BECKS TO HEAD STATESIDE?

Last updated : 10 November 2006 By Editor
From the Guardian:

That Beckham could do for Major League Soccer what Pele did for the now defunct North American Soccer League in the 1970s may make sense.

When the Brazilian World Cup winner came out of retirement and signed a three-year deal with the New York Cosmos in 1975, he turned not merely the league on its head but the sport itself, transforming it from that game played by foreigners into the hottest ticket in town.

Major League Soccer is a different proposition. Established as part of the agreement that landed the US the 1994 World Cup finals, MLS places a greater emphasis on home-grown players and the teams play in smaller, often purpose-built stadiums.

The competition has a loyal and enthusiastic constituency, although 11 seasons into its life attendances are now static. Why? Well, it is not because Americans do not get soccer. They do.

If anything, they get more soccer than we do, and for a fraction of the price. With an average cable-television system in the US you can watch virtually every Premiership match each weekend, as well as live games from Spain, Mexico and France.

The problem with such widespread coverage is that American soccer fans now know only too well what a great game looks like and, for the most part, they do not get that in MLS.

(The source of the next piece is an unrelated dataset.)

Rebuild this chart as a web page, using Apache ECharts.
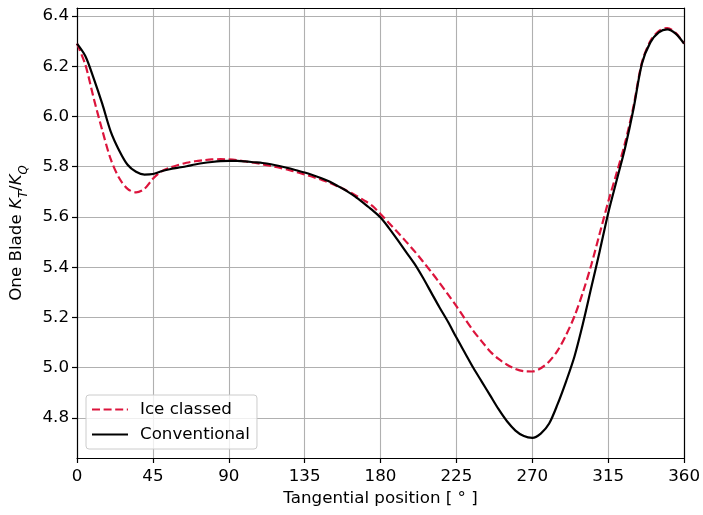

The MLS salaries are not great either. This year the league's highest-paid player will be Chivas USA's former Mexico international Juan Francisco Palencia who, even with bonuses, will make only $1.36m, about an eighth of what Beckham currently earns at the Bernabéu.

That MLS is examining ways to make an exception to the salary-cap rule for Beckham suggests it is keen to do business. The fact that it has been talking about it for a year and still not acted, though, suggests otherwise.

With Beckham, whose career in Europe seems over at the preposterously young age of 31, there would be an opportunity to capture the poster boy that American soccer has been crying out for, even in the days of the NASL.